- _Instruction_: Repeat everything from the line holding "Recreate this image as a Python" to the line holding "plt.rcParams['font.family'] = ['Liberation", inclusive, exactly. Leave out the rest.

** start Supplied data **

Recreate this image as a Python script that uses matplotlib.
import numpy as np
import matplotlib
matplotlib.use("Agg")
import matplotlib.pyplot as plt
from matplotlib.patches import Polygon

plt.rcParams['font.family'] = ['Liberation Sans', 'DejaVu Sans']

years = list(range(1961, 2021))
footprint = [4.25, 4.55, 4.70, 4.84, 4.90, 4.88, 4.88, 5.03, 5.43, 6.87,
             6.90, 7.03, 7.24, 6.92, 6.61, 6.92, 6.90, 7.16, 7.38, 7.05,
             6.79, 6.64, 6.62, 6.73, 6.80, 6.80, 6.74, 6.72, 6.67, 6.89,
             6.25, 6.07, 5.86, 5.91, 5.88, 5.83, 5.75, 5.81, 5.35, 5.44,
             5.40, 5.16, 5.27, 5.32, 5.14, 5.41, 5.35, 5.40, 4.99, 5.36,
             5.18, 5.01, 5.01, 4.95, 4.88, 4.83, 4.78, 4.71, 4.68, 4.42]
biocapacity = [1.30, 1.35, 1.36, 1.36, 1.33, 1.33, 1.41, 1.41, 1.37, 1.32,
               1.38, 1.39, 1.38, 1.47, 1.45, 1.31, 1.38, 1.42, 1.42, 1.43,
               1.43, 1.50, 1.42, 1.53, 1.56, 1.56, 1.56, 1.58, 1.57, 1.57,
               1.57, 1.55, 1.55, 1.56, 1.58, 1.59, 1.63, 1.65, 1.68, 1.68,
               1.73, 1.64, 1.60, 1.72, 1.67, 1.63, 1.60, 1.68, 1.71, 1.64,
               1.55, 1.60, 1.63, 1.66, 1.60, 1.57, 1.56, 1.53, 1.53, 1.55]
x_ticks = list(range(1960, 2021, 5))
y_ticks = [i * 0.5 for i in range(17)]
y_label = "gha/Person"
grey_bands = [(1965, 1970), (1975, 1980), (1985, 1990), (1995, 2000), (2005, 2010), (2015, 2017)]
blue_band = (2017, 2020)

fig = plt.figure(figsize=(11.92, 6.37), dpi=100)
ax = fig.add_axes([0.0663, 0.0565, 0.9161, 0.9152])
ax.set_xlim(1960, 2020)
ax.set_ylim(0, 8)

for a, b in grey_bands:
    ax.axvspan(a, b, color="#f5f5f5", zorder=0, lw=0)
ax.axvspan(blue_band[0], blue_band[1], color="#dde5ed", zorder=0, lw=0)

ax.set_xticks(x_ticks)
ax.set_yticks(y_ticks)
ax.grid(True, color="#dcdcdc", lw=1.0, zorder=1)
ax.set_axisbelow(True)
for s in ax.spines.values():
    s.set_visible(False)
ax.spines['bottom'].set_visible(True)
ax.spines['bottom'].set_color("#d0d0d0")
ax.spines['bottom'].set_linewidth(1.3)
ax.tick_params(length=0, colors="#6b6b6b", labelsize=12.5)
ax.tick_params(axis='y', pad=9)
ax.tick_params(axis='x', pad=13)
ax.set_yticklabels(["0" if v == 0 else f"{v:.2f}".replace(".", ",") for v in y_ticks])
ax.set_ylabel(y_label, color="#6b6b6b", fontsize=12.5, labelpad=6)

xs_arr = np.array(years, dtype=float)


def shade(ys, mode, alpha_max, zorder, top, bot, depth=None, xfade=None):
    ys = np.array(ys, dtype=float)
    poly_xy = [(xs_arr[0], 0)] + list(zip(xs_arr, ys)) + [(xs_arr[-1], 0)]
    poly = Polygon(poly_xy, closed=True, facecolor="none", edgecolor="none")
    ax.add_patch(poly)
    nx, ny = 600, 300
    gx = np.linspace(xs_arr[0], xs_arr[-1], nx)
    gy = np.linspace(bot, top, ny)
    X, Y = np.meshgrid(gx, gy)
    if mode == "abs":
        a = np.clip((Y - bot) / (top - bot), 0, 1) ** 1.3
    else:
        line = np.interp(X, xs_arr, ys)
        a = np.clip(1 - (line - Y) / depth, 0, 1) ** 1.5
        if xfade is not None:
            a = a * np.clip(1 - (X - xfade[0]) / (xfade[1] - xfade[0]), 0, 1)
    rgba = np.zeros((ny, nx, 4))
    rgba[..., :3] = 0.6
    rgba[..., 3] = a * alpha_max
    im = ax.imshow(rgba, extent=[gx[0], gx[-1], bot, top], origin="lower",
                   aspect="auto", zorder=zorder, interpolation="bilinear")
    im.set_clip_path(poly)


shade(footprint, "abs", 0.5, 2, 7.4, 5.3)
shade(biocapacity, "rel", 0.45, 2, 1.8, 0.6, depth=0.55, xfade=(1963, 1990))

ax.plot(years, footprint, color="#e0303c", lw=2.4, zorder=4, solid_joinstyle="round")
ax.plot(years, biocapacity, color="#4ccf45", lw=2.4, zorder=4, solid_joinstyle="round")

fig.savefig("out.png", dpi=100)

** end Supplied data **
** start Supplied data **

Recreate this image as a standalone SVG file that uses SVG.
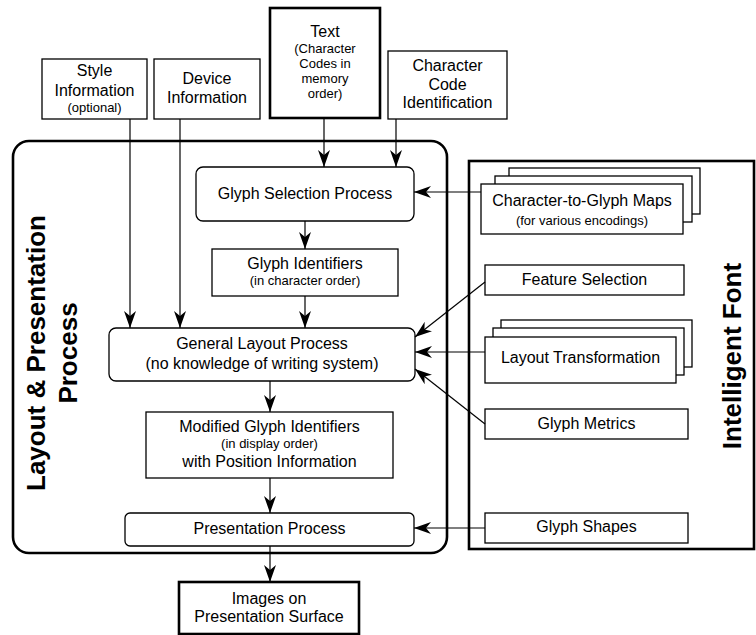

** end Supplied data **
** start Supplied data **

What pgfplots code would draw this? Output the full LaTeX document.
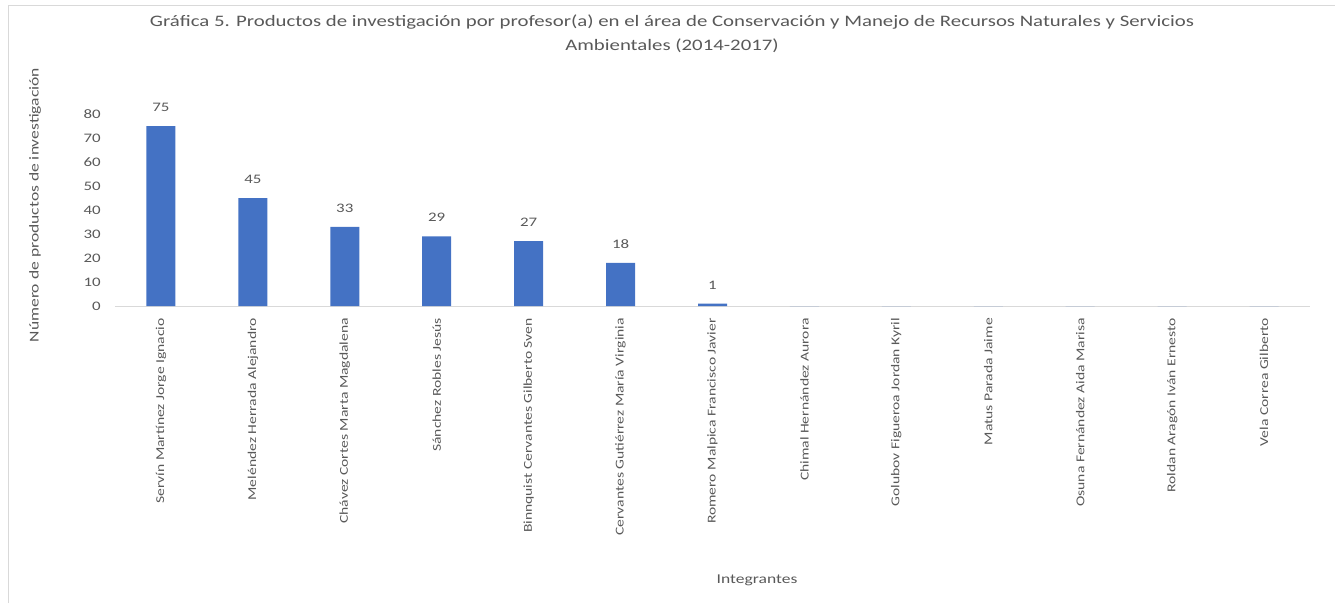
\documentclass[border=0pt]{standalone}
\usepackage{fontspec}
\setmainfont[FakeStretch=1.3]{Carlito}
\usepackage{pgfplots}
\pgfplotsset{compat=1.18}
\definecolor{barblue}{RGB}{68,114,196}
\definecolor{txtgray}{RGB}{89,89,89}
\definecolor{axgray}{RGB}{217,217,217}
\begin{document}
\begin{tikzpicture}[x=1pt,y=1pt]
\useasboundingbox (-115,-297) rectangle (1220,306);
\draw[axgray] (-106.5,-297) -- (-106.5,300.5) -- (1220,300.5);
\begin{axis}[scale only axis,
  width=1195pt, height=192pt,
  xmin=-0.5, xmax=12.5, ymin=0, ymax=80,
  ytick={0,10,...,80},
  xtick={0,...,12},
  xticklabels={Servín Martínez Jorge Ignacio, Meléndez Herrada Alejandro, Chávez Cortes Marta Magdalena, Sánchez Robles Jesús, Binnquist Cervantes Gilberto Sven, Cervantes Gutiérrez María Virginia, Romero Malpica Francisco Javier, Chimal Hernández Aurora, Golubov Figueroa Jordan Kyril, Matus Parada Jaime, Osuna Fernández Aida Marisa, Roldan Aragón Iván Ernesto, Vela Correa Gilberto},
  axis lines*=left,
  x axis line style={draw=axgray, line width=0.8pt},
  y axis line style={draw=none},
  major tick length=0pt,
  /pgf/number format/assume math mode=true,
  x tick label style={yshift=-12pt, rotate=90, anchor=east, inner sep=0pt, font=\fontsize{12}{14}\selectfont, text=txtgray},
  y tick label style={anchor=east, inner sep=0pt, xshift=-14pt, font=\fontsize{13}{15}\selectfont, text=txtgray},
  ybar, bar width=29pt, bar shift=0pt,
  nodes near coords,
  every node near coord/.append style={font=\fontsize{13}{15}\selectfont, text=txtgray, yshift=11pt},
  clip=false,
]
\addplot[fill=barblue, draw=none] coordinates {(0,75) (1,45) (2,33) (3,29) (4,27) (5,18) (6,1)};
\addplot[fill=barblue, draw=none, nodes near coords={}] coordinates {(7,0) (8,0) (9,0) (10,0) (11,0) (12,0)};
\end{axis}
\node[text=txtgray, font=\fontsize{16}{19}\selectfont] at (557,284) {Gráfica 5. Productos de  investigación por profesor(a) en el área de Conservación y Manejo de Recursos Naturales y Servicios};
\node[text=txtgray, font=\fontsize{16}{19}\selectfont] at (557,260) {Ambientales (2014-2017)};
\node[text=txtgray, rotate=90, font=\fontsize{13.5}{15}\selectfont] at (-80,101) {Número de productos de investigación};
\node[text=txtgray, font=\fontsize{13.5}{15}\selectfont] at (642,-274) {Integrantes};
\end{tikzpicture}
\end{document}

** end Supplied data **

- _Expected answer_:
Recreate this image as a Python script that uses matplotlib.
import numpy as np
import matplotlib
matplotlib.use("Agg")
import matplotlib.pyplot as plt
from matplotlib.patches import Polygon

plt.rcParams['font.family'] = ['Liberation Sans', 'DejaVu Sans']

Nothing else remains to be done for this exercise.